Carry-over of annual leave
The Working Time Regulations have been amended to allow for carry-over of annual leave that has not been taken due to COVID-19.
This rule only applies to the 4 weeks of statutory annual leave (or the worker’s pro-rata entitlement) that is derived from the EU Working Time Directive. It does not apply to the additional 1.6 weeks’ statutory leave that workers are entitled to under domestic law, or any additional leave they may be entitled to in accordance with their contracts.
These 4 weeks of leave can only be carried-over where it was ‘not reasonably practicable’ for a worker to take some or all of this leave in the leave year in which it is due, because of the ‘effects’ of COVID-19. We are told that these ‘effects’ include effects on the worker, the employer or the wider economy or society.
No guidance has been provided as to what is “not reasonably practicable”. This is likely to be fact-sensitive for each worker. Presumably the ability to take leave must be genuinely and significantly affected by COVID-19.
Such carried-over leave may be taken in the 2 leave years immediately following the leave year in which it was due. Should the worker’s employment be terminated before they take this carried-forward leave they can receive a payment in lieu for it.

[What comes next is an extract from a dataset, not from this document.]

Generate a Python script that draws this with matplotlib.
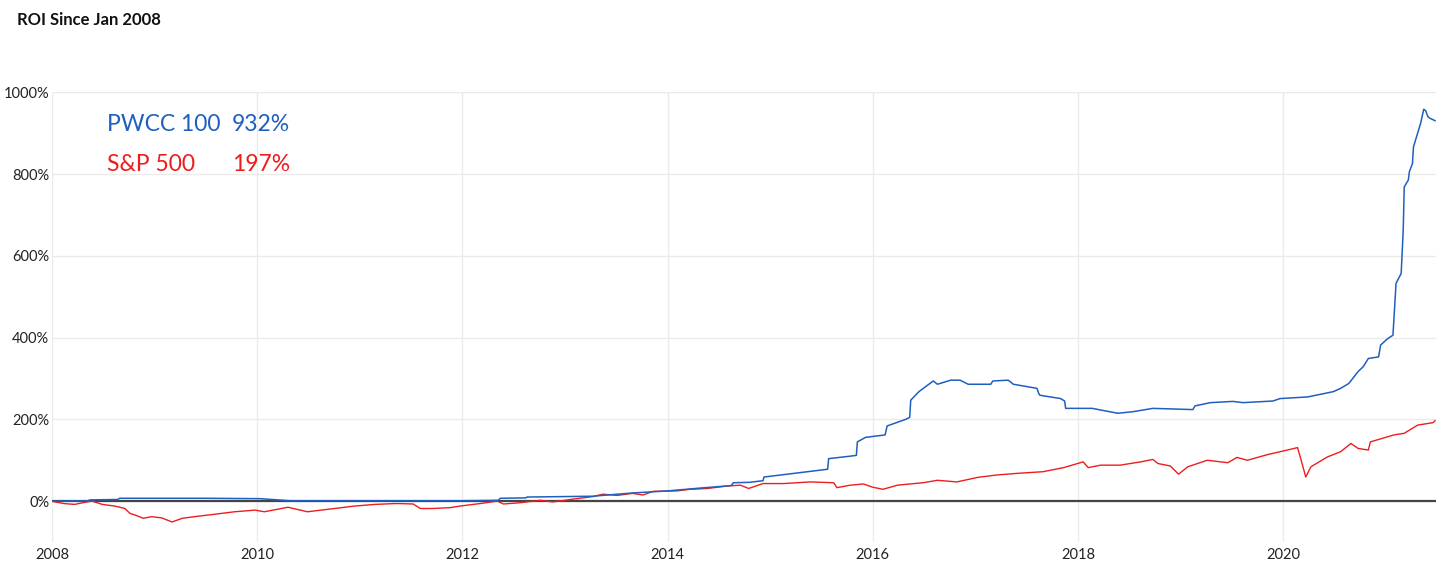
import matplotlib
matplotlib.use('Agg')
import matplotlib.pyplot as plt

# PWCC 100 index, ROI in % (decimal year, value)
pwcc_anos = [2008.00, 2008.35, 2008.37, 2008.64, 2008.66, 2009.50, 2010.03, 2010.32, 2011.00, 2012.00,
             2012.35, 2012.37, 2012.62, 2012.63, 2013.27, 2013.66, 2014.00, 2014.32, 2014.62, 2014.64,
             2014.80, 2014.93, 2014.94, 2015.56, 2015.57, 2015.78, 2015.84, 2015.85, 2015.93, 2016.12,
             2016.14, 2016.32, 2016.36, 2016.37, 2016.45, 2016.59, 2016.63, 2016.76, 2016.85, 2016.93,
             2017.15, 2017.17, 2017.32, 2017.37, 2017.60, 2017.62, 2017.63, 2017.83, 2017.87, 2017.88,
             2018.14, 2018.22, 2018.39, 2018.54, 2018.73, 2019.12, 2019.14, 2019.29, 2019.51, 2019.61,
             2019.90, 2019.97, 2020.24, 2020.49, 2020.56, 2020.64, 2020.73, 2020.78, 2020.83, 2020.93,
             2020.95, 2021.02, 2021.07, 2021.10, 2021.15, 2021.17, 2021.18, 2021.22, 2021.23, 2021.26,
             2021.27, 2021.31, 2021.34, 2021.37, 2021.39, 2021.41, 2021.43, 2021.48]
pwcc_roi = [0, 1, 3, 4, 7, 7, 6, 1, 1, 1,
            2, 7, 8, 10, 12, 20, 25, 32, 38, 45,
            46, 50, 59, 78, 104, 110, 112, 145, 156, 162,
            184, 200, 205, 247, 268, 294, 286, 296, 296, 286,
            286, 294, 296, 286, 276, 262, 259, 251, 245, 227,
            227, 223, 215, 219, 227, 224, 233, 241, 244, 241,
            245, 251, 255, 268, 276, 288, 317, 329, 349, 353,
            382, 398, 406, 533, 557, 663, 769, 786, 806, 826,
            867, 900, 925, 959, 955, 941, 937, 931]

# S&P 500, ROI in %
sp_anos = [2008.00, 2008.03, 2008.12, 2008.22, 2008.32, 2008.39, 2008.49, 2008.61, 2008.71, 2008.76,
           2008.81, 2008.89, 2008.97, 2009.07, 2009.17, 2009.27, 2009.39, 2009.59, 2009.78, 2009.98,
           2010.07, 2010.30, 2010.49, 2010.69, 2010.95, 2011.15, 2011.34, 2011.39, 2011.52, 2011.59,
           2011.71, 2011.88, 2011.98, 2012.17, 2012.34, 2012.40, 2012.56, 2012.76, 2012.88, 2013.08,
           2013.27, 2013.37, 2013.51, 2013.66, 2013.76, 2013.86, 2014.09, 2014.22, 2014.39, 2014.58,
           2014.71, 2014.79, 2014.93, 2015.13, 2015.39, 2015.62, 2015.65, 2015.78, 2015.91, 2016.00,
           2016.10, 2016.24, 2016.49, 2016.63, 2016.82, 2017.02, 2017.21, 2017.41, 2017.66, 2017.86,
           2018.05, 2018.10, 2018.22, 2018.41, 2018.61, 2018.73, 2018.78, 2018.90, 2018.98, 2019.07,
           2019.26, 2019.46, 2019.55, 2019.65, 2019.85, 2020.04, 2020.14, 2020.17, 2020.22, 2020.27,
           2020.43, 2020.56, 2020.66, 2020.73, 2020.83, 2020.85, 2021.08, 2021.18, 2021.31, 2021.41,
           2021.46, 2021.48]
sp_roi = [0, -2, -6, -8, -3, 0, -8, -12, -18, -30,
          -34, -42, -38, -41, -51, -42, -38, -32, -26, -22,
          -26, -15, -26, -20, -12, -8, -6, -6, -7, -18,
          -18, -16, -12, -6, 0, -7, -4, 2, -2, 5,
          11, 17, 14, 19, 15, 24, 25, 29, 31, 37,
          39, 31, 43, 43, 47, 45, 33, 39, 42, 34,
          29, 39, 45, 51, 47, 58, 64, 68, 72, 82,
          96, 82, 88, 88, 96, 102, 92, 86, 66, 84,
          100, 94, 107, 100, 114, 125, 131, 105, 59, 84,
          108, 121, 141, 129, 125, 145, 162, 166, 186, 190,
          192, 197]

anos_ticks = [2008, 2010, 2012, 2014, 2016, 2018, 2020]
roi_ticks = [0, 200, 400, 600, 800, 1000]

azul = '#1f5fc0'
vermelho = '#ee1d1d'

plt.rcParams['font.family'] = ['Lato', 'DejaVu Sans']

fig = plt.figure(figsize=(14.56, 5.67), dpi=100)
ax = fig.add_axes([0.0357, 0.0441, 0.9506, 0.7928])

ax.plot(sp_anos, sp_roi, color=vermelho, linewidth=1.0, zorder=3)
ax.plot(pwcc_anos, pwcc_roi, color=azul, linewidth=1.1, zorder=4)
ax.axhline(0, color='#444444', linewidth=1.6, zorder=2)

ax.set_xlim(2008, 2021.49)
ax.set_ylim(-100, 1000)
ax.set_xticks(anos_ticks)
ax.set_xticklabels([str(a) for a in anos_ticks])
ax.set_yticks(roi_ticks)
ax.set_yticklabels([f'{v}%' for v in roi_ticks])
ax.grid(True, color='#ebebeb', linewidth=1.0, zorder=0)
ax.tick_params(length=0, labelsize=10.5, colors='#222222')
ax.tick_params(axis='y', pad=2)
ax.tick_params(axis='x', pad=4)
for s in ax.spines.values():
    s.set_visible(False)

fig.text(17 / 1456, 1 - 20 / 567, 'ROI Since Jan 2008', fontsize=12, fontweight='bold',
         color='#111111', va='center', ha='left')

ax.text(107 / 1456, 1 - 125 / 567, 'PWCC 100', transform=fig.transFigure, fontsize=16.5,
        color=azul, va='center', ha='left')
ax.text(232 / 1456, 1 - 125 / 567, '932%', transform=fig.transFigure, fontsize=16.5,
        color=azul, va='center', ha='left')
ax.text(107 / 1456, 1 - 165 / 567, 'S&P 500', transform=fig.transFigure, fontsize=16.5,
        color=vermelho, va='center', ha='left')
ax.text(232 / 1456, 1 - 165 / 567, '197%', transform=fig.transFigure, fontsize=16.5,
        color=vermelho, va='center', ha='left')

fig.savefig('out.png', dpi=100)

Can employers refuse when workers request to take their carried-over leave?
There has been a change to employers’ rights to refuse leave on particular days. Previously, an employer could require a worker not to take leave on particular days by giving the worker at least as much notice as the amount of leave that they were refusing. This is still true, but if refusing to take ‘carried-over leave’ on particular days, employers must also have ‘good reason’ for doing so.
No explanation has yet been provided as to what ‘good reason’ is for this purpose.